Les Manifestations sur la Voie Publique

Les manifestations se caractérisent par une différence capitale entre le premier et le second type, que l'on distingue par le lieu. Il s'agit aussi de la déclaration préalable qui doit être remise à l'autorité administrative locale (article 11 de la Constitution). Le texte exige un délai de déclaration de 3 jours au moins et 15 jours maximum. Le législateur a exigé d'utiliser le terme « immédiatement » : l'administration doit délivrer le récépissé immédiatement (article 12 de la loi 76-00). Si l'autorité estime que cette manifestation présente une menace pour l'ordre public, elle peut l'interdire par décision écrite et motivée. Le droit de manifestation sur la voie publique est limité aux seuls partis politiques, aux organisations syndicales et aux associations professionnelles. Toutes les autres manifestations sur la voie publique sont interdites.

Les Attroupements

Un attroupement est tout rassemblement sur la voie publique dans un lieu susceptible de troubler l'ordre public (Code pénal français).

L'article 17 du Dahir de 1958 a distingué entre deux types d'attroupements : les attroupements armés et les attroupements non armés.

  • Attroupements non armés

    Ce sont ceux qui ne respectent pas la procédure des attroupements et lorsque la déclaration a été interdite.

  • Attroupements armés

    C'est lorsque plusieurs individus portent des armes cachées ou apparentes, ainsi que des objets dangereux.

Droit à l'Éducation

Ce droit est à la charge de l'État qui fournit les conditions favorables. Il est garanti par l'article 13 de la Constitution. La politique marocaine a garanti la diversité culturelle de la société marocaine à partir de 1995 avec la création de l'Institut Royal de la Culture Amazighe.

Droit au Travail

Ce droit, garanti par l'article 13 de la Constitution, est un droit fondamental de l'individu. Il exige de l'État une obligation de résultat. Si l'État n'a pas les moyens, il devra au moins procurer au citoyen un minimum de ressources nécessaires pour sa vie.

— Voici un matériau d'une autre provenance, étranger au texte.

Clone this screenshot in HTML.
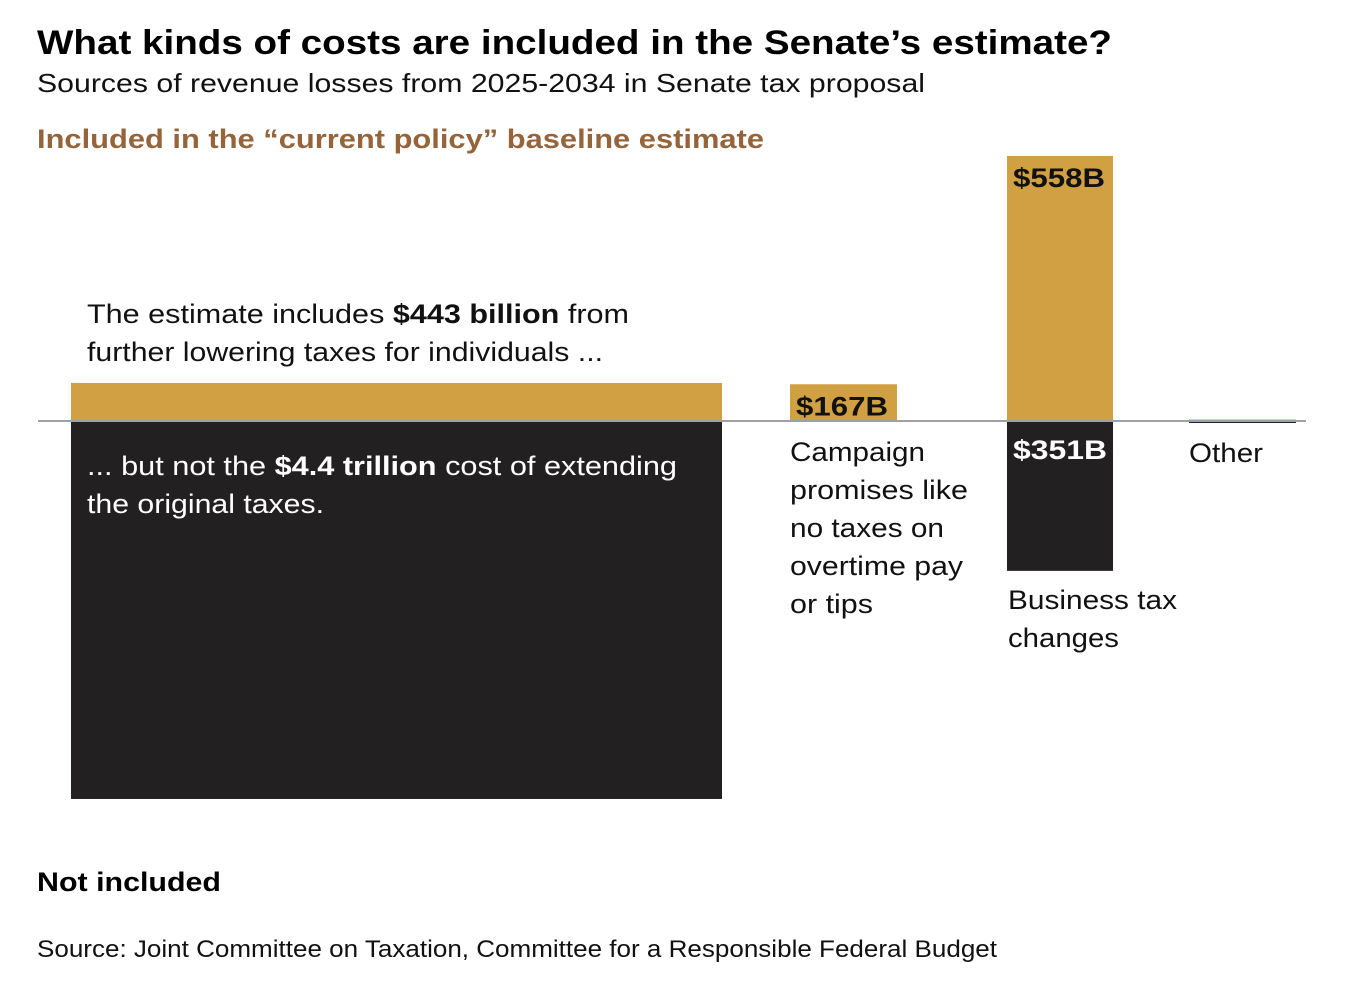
<!DOCTYPE html>
<html><head><meta charset="utf-8"><style>
html,body{margin:0;padding:0;background:#fff;}
svg{display:block;font-family:"Liberation Sans",sans-serif;}
</style></head><body>
<svg id="chart" width="1352" height="982" viewBox="0 0 1352 982" xmlns="http://www.w3.org/2000/svg">
<text x="37" y="54" font-size="34" font-weight="bold" fill="#000" textLength="1075" lengthAdjust="spacingAndGlyphs">What kinds of costs are included in the Senate’s estimate?</text>
<text x="37" y="92" font-size="26" fill="#111" textLength="888" lengthAdjust="spacingAndGlyphs">Sources of revenue losses from 2025-2034 in Senate tax proposal</text>
<text x="37" y="148" font-size="27" font-weight="bold" fill="#95643b" textLength="727" lengthAdjust="spacingAndGlyphs">Included in the “current policy” baseline estimate</text>
<g id="bars"></g>
<line x1="38" x2="1306" y1="421" y2="421" stroke="#a0a0a0" stroke-width="2"/>
<g id="labels">
<text x="87" y="323" font-size="27" fill="#111" textLength="542" lengthAdjust="spacingAndGlyphs">The estimate includes <tspan font-weight="bold">$443 billion</tspan> from</text>
<text x="87" y="361" font-size="27" fill="#111" textLength="516" lengthAdjust="spacingAndGlyphs">further lowering taxes for individuals ...</text>
<text x="87" y="475" font-size="27" fill="#fff" textLength="590" lengthAdjust="spacingAndGlyphs">... but not the <tspan font-weight="bold">$4.4 trillion</tspan> cost of extending</text>
<text x="87" y="513" font-size="27" fill="#fff" textLength="237" lengthAdjust="spacingAndGlyphs">the original taxes.</text>
<text x="790" y="461" font-size="27" fill="#111" textLength="135" lengthAdjust="spacingAndGlyphs">Campaign</text>
<text x="790" y="499" font-size="27" fill="#111" textLength="178" lengthAdjust="spacingAndGlyphs">promises like</text>
<text x="790" y="537" font-size="27" fill="#111" textLength="154" lengthAdjust="spacingAndGlyphs">no taxes on</text>
<text x="790" y="575" font-size="27" fill="#111" textLength="173" lengthAdjust="spacingAndGlyphs">overtime pay</text>
<text x="790" y="613" font-size="27" fill="#111" textLength="83" lengthAdjust="spacingAndGlyphs">or tips</text>
<text x="1008" y="609" font-size="27" fill="#111" textLength="169" lengthAdjust="spacingAndGlyphs">Business tax</text>
<text x="1008" y="647" font-size="27" fill="#111" textLength="111" lengthAdjust="spacingAndGlyphs">changes</text>
<text x="1189" y="462" font-size="27" fill="#111" textLength="74" lengthAdjust="spacingAndGlyphs">Other</text>
</g>
<text x="37" y="891" font-size="27" font-weight="bold" fill="#000" textLength="184" lengthAdjust="spacingAndGlyphs">Not included</text>
<text x="37" y="957" font-size="24" fill="#111" textLength="960" lengthAdjust="spacingAndGlyphs">Source: Joint Committee on Taxation, Committee for a Responsible Federal Budget</text>
</svg>
<script>
const categories = ["individuals", "campaign", "business", "other"];
const includedValues = [443, 167, 558, 3];
const notIncludedValues = [4400, 0, 351, 3];
const includedLabels = ["", "$167B", "$558B", ""];
const notIncludedLabels = ["", "", "$351B", ""];

const NS = "http://www.w3.org/2000/svg";
const zeroY = 421;
const colX = [71, 790, 1007, 1189];
const colW = [651, 107, 106, 107];
const upScale = [0.0859, 0.22, 0.475, 0.475];
const dnScale = [0.0859, 0.22, 0.427, 0.427];
function upHeight(i, v) { return v * upScale[i]; }
function dnHeight(i, v) { return v * dnScale[i]; }

const gBars = document.getElementById("bars");
const gLab = document.getElementById("labels");
categories.forEach((c, i) => {
  const hUp = Math.max(upHeight(i, includedValues[i]), includedValues[i] > 0 ? 1.5 : 0);
  const up = document.createElementNS(NS, "rect");
  up.setAttribute("x", colX[i]); up.setAttribute("y", zeroY - hUp);
  up.setAttribute("width", colW[i]); up.setAttribute("height", hUp);
  up.setAttribute("fill", "#d1a042");
  
  
  gBars.appendChild(up);
  const hDn = Math.max(dnHeight(i, notIncludedValues[i]), notIncludedValues[i] > 0 ? 2 : 0);
  if (hDn > 0) {
    const dn = document.createElementNS(NS, "rect");
    dn.setAttribute("x", colX[i]); dn.setAttribute("y", zeroY);
    dn.setAttribute("width", colW[i]); dn.setAttribute("height", hDn);
    dn.setAttribute("fill", "#232021");
    
    
    gBars.appendChild(dn);
  }
  if (includedLabels[i]) {
    const t = document.createElementNS(NS, "text");
    t.setAttribute("x", colX[i] + 6);
    t.setAttribute("y", zeroY - hUp + 31);
    t.setAttribute("font-size", "27"); t.setAttribute("font-weight", "bold");
    t.setAttribute("fill", "#111");
    t.setAttribute("textLength", "92"); t.setAttribute("lengthAdjust", "spacingAndGlyphs");
    t.textContent = includedLabels[i];
    
    
    gLab.appendChild(t);
  }
  if (notIncludedLabels[i]) {
    const t = document.createElementNS(NS, "text");
    t.setAttribute("x", colX[i] + 6);
    t.setAttribute("y", zeroY + 38);
    t.setAttribute("font-size", "27"); t.setAttribute("font-weight", "bold");
    t.setAttribute("fill", "#fff");
    t.setAttribute("textLength", "94"); t.setAttribute("lengthAdjust", "spacingAndGlyphs");
    t.textContent = notIncludedLabels[i];
    
    
    gLab.appendChild(t);
  }
});
</script>
</body></html>
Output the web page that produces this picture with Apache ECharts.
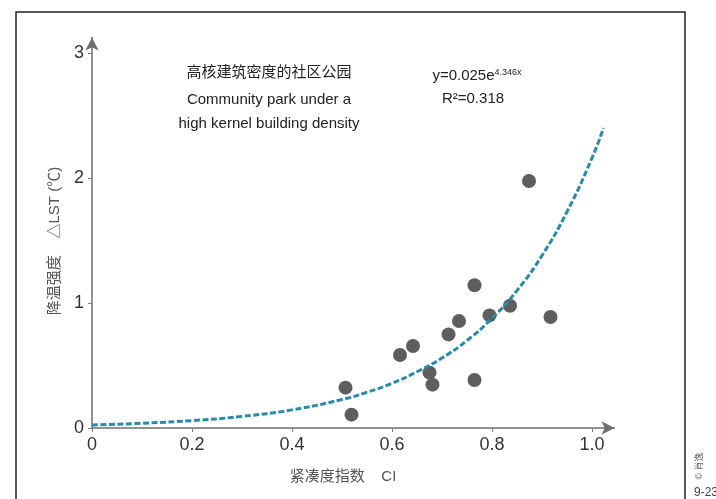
<!DOCTYPE html>
<html>
<head>
<meta charset="utf-8">
<script src="https://cdn.jsdelivr.net/npm/echarts@6/dist/echarts.min.js"></script>
<style>
  html, body { margin: 0; padding: 0; background: #fff; }
  #chart { width: 716px; height: 499px; }
</style>
</head>
<body>
<div id="chart"></div>
<script>
// Compactness index (CI) vs. cooling intensity (ΔLST) of community parks
const ciValues  = [0.507, 0.519, 0.616, 0.642, 0.675, 0.681, 0.713, 0.734, 0.765, 0.765, 0.795, 0.836, 0.874, 0.917];
const lstValues = [0.323, 0.107, 0.584, 0.656, 0.443, 0.347, 0.749, 0.856, 1.142, 0.384, 0.901, 0.978, 1.976, 0.888];

// Exponential trend line, sampled along the fitted curve
const trendCI  = [0, 0.1, 0.2, 0.3, 0.4, 0.5, 0.55, 0.6, 0.65, 0.7, 0.75, 0.8, 0.85, 0.9, 0.95, 1.0, 1.023];
const trendLST = [0.024, 0.038, 0.059, 0.093, 0.145, 0.228, 0.286, 0.357, 0.45, 0.56, 0.70, 0.878, 1.10, 1.38, 1.73, 2.16, 2.40];

const xTicks = [0, 0.2, 0.4, 0.6, 0.8, 1.0];
const yTicks = [0, 1, 2, 3];

const titleLines = ['高核建筑密度的社区公园', 'Community park under a', 'high kernel building density'];
const xName = '紧凑度指数    CI';
const yName = '降温强度    △LST (℃)';

const FONT = '"Liberation Sans", "Noto Sans CJK SC", sans-serif';

const chart = echarts.init(document.getElementById('chart'), null, { renderer: 'canvas' });

const scatterData = ciValues.map((x, i) => [x, lstValues[i]]);
const trendData = trendCI.map((x, i) => [x, trendLST[i]]);

function axisCommon(ticks, fmt) {
  return {
    type: 'value',
    axisLine: {
      show: true,
      symbol: ['none', 'arrow'],
      symbolSize: [10, 13],
      lineStyle: { color: '#6f6f6f', width: 1.5 }
    },
    axisTick: {
      show: true,
      customValues: ticks,
      length: 4,
      lineStyle: { color: '#7f7f7f', width: 1 }
    },
    axisLabel: {
      customValues: ticks,
      formatter: fmt,
      fontFamily: FONT,
      fontSize: 18,
      color: '#333'
    },
    splitLine: { show: false }
  };
}

const option = {
  backgroundColor: '#fff',
  animation: false,
  grid: {
    left: 92, right: 101.5, top: 37.5, bottom: 71,
    containLabel: false,
    outerBoundsMode: 'none'
  },
  xAxis: Object.assign(axisCommon(xTicks, v => (v === 0 ? '0' : v.toFixed(1))), {
    min: 0, max: 1.045
  }),
  yAxis: Object.assign(axisCommon(yTicks, v => String(v)), {
    min: 0, max: 3.124
  }),
  series: [
    {
      type: 'scatter',
      data: scatterData,
      symbol: 'circle',
      symbolSize: 14,
      itemStyle: { color: '#5e5e60', opacity: 1 },
      z: 2
    },
    {
      type: 'line',
      data: trendData,
      smooth: 0.5,
      showSymbol: false,
      lineStyle: { color: '#2a8aa8', width: 3, type: [6, 2.5] },
      z: 3
    }
  ],
  graphic: [
    // outer frame
    {
      type: 'rect',
      silent: true,
      shape: { x: 16, y: 12, width: 669, height: 540 },
      style: { fill: 'none', stroke: '#222', lineWidth: 1.5 }
    },
    // panel title
    ...titleLines.map((t, i) => ({
      type: 'text',
      silent: true,
      x: 269, y: [73, 100, 124][i],
      style: {
        text: t, align: 'center', verticalAlign: 'middle',
        font: '15px ' + FONT, fill: '#222'
      }
    })),
    // fitted equation
    {
      type: 'text',
      silent: true,
      x: 477, y: 76,
      style: {
        text: '{b|y=0.025e}{s|4.346x}',
        align: 'center', verticalAlign: 'middle',
        rich: {
          b: { fontFamily: FONT, fontSize: 15, fill: '#222', color: '#222' },
          s: { fontFamily: FONT, fontSize: 9, fill: '#222', color: '#222', verticalAlign: 'top' }
        }
      }
    },
    {
      type: 'text',
      silent: true,
      x: 473, y: 99,
      style: {
        text: 'R²=0.318', align: 'center', verticalAlign: 'middle',
        font: '15px ' + FONT, fill: '#222'
      }
    },
    // axis names
    {
      type: 'text',
      silent: true,
      x: 343, y: 477,
      style: {
        text: xName, align: 'center', verticalAlign: 'middle',
        font: '15px ' + FONT, fill: '#555'
      }
    },
    {
      type: 'text',
      silent: true,
      x: 55, y: 241,
      rotation: Math.PI / 2,
      style: {
        text: yName, align: 'center', verticalAlign: 'middle',
        font: '15px ' + FONT, fill: '#555'
      }
    },
    // credit
    {
      type: 'text',
      silent: true,
      x: 700, y: 466,
      rotation: Math.PI / 2,
      style: {
        text: '© 肖逸', align: 'center', verticalAlign: 'middle',
        font: '9px ' + FONT, fill: '#666'
      }
    },
    {
      type: 'text',
      silent: true,
      x: 694, y: 493,
      style: {
        text: '9-23', align: 'left', verticalAlign: 'middle',
        font: '12px ' + FONT, fill: '#444'
      }
    }
  ]
};

chart.setOption(option);
</script>
</body>
</html>
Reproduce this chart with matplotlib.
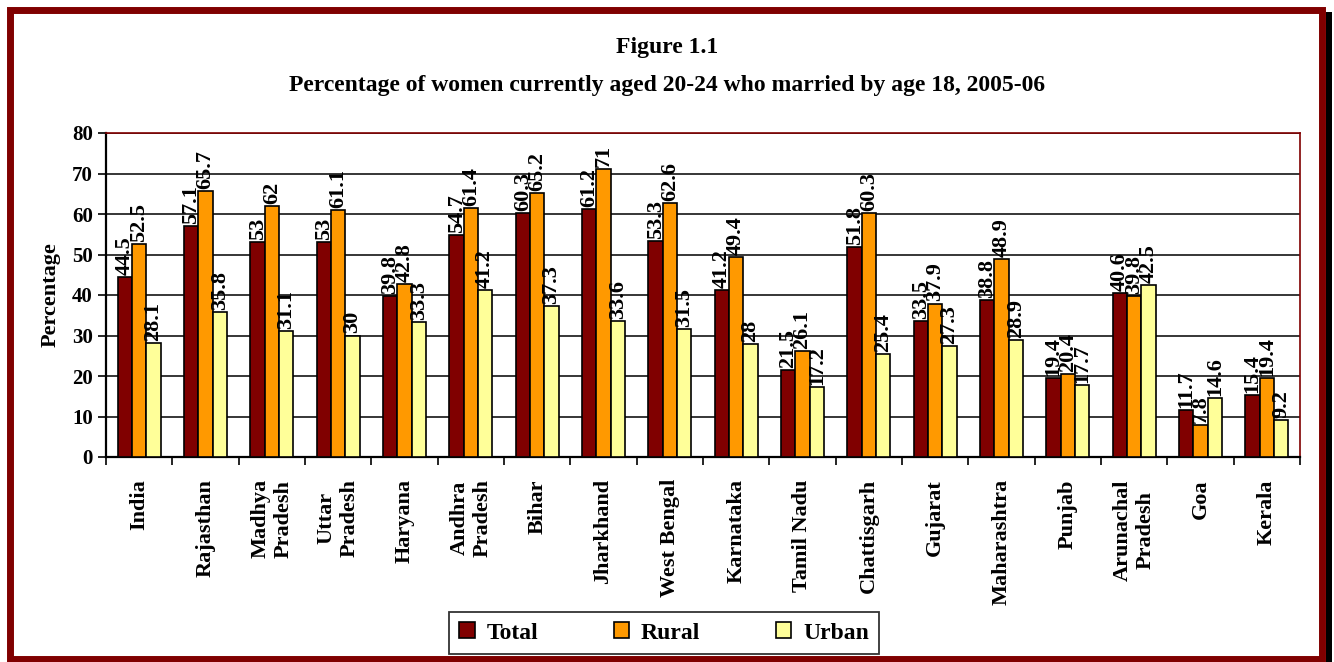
import matplotlib.pyplot as plt
import numpy as np
from matplotlib.patches import Rectangle

# Data
states = ["India", "Rajasthan", "Madhya\nPradesh", "Uttar\nPradesh", "Haryana",
          "Andhra\nPradesh", "Bihar", "Jharkhand", "West Bengal", "Karnataka",
          "Tamil Nadu", "Chattisgarh", "Gujarat", "Maharashtra", "Punjab",
          "Arunachal\nPradesh", "Goa", "Kerala"]
total = [44.5, 57.1, 53, 53, 39.8, 54.7, 60.3, 61.2, 53.3, 41.2, 21.5, 51.8, 33.5, 38.8, 19.4, 40.6, 11.7, 15.4]
rural = [52.5, 65.7, 62, 61.1, 42.8, 61.4, 65.2, 71, 62.6, 49.4, 26.1, 60.3, 37.9, 48.9, 20.4, 39.8, 7.8, 19.4]
urban = [28.1, 35.8, 31.1, 30, 33.3, 41.2, 37.3, 33.6, 31.5, 28, 17.2, 25.4, 27.3, 28.9, 17.7, 42.5, 14.6, 9.2]

series = [("Total", total, "#800000"), ("Rural", rural, "#FF9900"), ("Urban", urban, "#FFFF99")]

plt.rcParams["font.family"] = ["Liberation Serif", "DejaVu Serif"]
plt.rcParams["font.weight"] = "bold"

W, H = 1334, 662
fig = plt.figure(figsize=(W / 100, H / 100), dpi=100)
ax = fig.add_axes([106 / W, 1 - 457 / H, (1300 - 106) / W, (457 - 133) / H])

x = np.arange(len(states))
bw = 0.215
handles = []
for i, (name, vals, col) in enumerate(series):
    pos = x + (i - 1) * bw
    b = ax.bar(pos, vals, bw, color=col, edgecolor="black", linewidth=1.2, label=name, zorder=3)
    handles.append(b)
    for px, v in zip(pos, vals):
        ax.text(px, v + 0.5, f"{v:g}", rotation=90, ha="center", va="bottom",
                fontsize=16, fontweight="bold", zorder=4)

ax.set_xlim(-0.5, len(states) - 0.5)
ax.set_ylim(0, 80)
ax.set_yticks(range(0, 81, 10))
ax.yaxis.grid(True, color="black", linewidth=1.1, zorder=0)
ax.tick_params(axis="y", labelsize=15, length=6, width=1.2, direction="out")

ax.set_xticks(x)
ax.set_xticklabels(states, rotation=90, ha="center", va="top", multialignment="center",
                   fontsize=16, fontweight="bold")
ax.tick_params(axis="x", length=0, pad=16)
ax.set_xticks(np.arange(-0.5, len(states) + 0.5, 1), minor=True)
ax.tick_params(axis="x", which="minor", length=6, width=1.2, direction="out")

for s in ["top", "right"]:
    ax.spines[s].set_color("#800000")
    ax.spines[s].set_linewidth(1.2)
for s in ["left", "bottom"]:
    ax.spines[s].set_color("black")
    ax.spines[s].set_linewidth(1.6)

ax.set_ylabel("Percentage", fontsize=16, fontweight="bold", labelpad=8)

fig.text(0.5, 1 - 47 / H, "Figure 1.1", ha="center", va="center", fontsize=17, fontweight="bold")
fig.text(0.5, 1 - 86 / H, "Percentage of women currently aged 20-24 who married by age 18, 2005-06",
         ha="center", va="center", fontsize=17, fontweight="bold")

leg = fig.legend(handles=handles, loc="center", bbox_to_anchor=(664 / W, 1 - 633 / H),
                 ncol=3, fontsize=17, frameon=True, fancybox=False, edgecolor="black",
                 handlelength=0.65, handleheight=0.65, handletextpad=0.5,
                 columnspacing=3.2, borderpad=0.45)
leg.get_frame().set_linewidth(1.3)

# outer frame with shadow
fig.patches.append(Rectangle((1326 / W, 0), 6 / W, 1 - 12 / H, transform=fig.transFigure,
                             facecolor="black", edgecolor="none", zorder=0))
fig.patches.append(Rectangle((10 / W, 1 - 659 / H), 1312 / W, (659 - 10) / H, transform=fig.transFigure,
                             facecolor="none", edgecolor="#800000", linewidth=5, zorder=5))

fig.savefig("out.png", dpi=100)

Conclusion : Limites et Dérogations aux Libertés Publiques

Concernant ces libertés, on constate que certaines dispositions de ces lois ne sont pas conformes aux instruments internationaux des droits humains et que les autorités montrent peu de soucis pour le respect de la loi. Les limites relatives à l'exercice des libertés publiques : chaque règle de droit a une exception. Le Maroc a opté pour un système de déclaration et non pas d'autorisation, mais il y a des limitations selon des règles de droit, car elles sont faites conformément aux règles de droit. Ce genre de limitations est une dérogation à caractère constitutionnel ; elles garantissent l'exercice mais le limitent à un certain niveau (cas du droit de circulation). La Constitution marocaine a prévu deux cas de dérogation : l'état d'exception et l'état de siège.

  1. L'État d'Exception

    L'article 16 de la Constitution française se distingue de l'article 35 de la Constitution marocaine. La différence importante entre ces deux articles réside dans le contrôle juridictionnel : les actes royaux échappent au contrôle juridictionnel. L'article 35 a nécessité deux types de conditions pour que le chef d'État déclare l'état d'exception :

    • Conditions de fond

      Supposant des événements qui seraient susceptibles de mettre en cause le fonctionnement des institutions constitutionnelles.

    • Conditions de forme

      L'article 35 a exigé la consultation des deux chambres du Parlement et la consultation du seul président du Conseil constitutionnel. Aussi, le Roi doit prononcer un discours aux citoyens. Il est à signaler que le législateur marocain ne prévoit aucun délai.

  2. L'État de Siège

    C'est un régime restrictif de liberté publique. Si les autorités civiles sont dessaisies au profit des autorités militaires, ces dernières voient leurs pouvoirs élargis et bénéficient de pouvoirs de police. L'état de siège est déclenché par Dahir et ne doit pas dépasser 30 jours. En France, il est proclamé par le gouvernement et dure 12 jours.

Le Triangle Sacré

« Dieu, Patrie, Roi » sont des limitations liées aux fondements du Royaume. Ce sont des lignes rouges que personne ne doit toucher.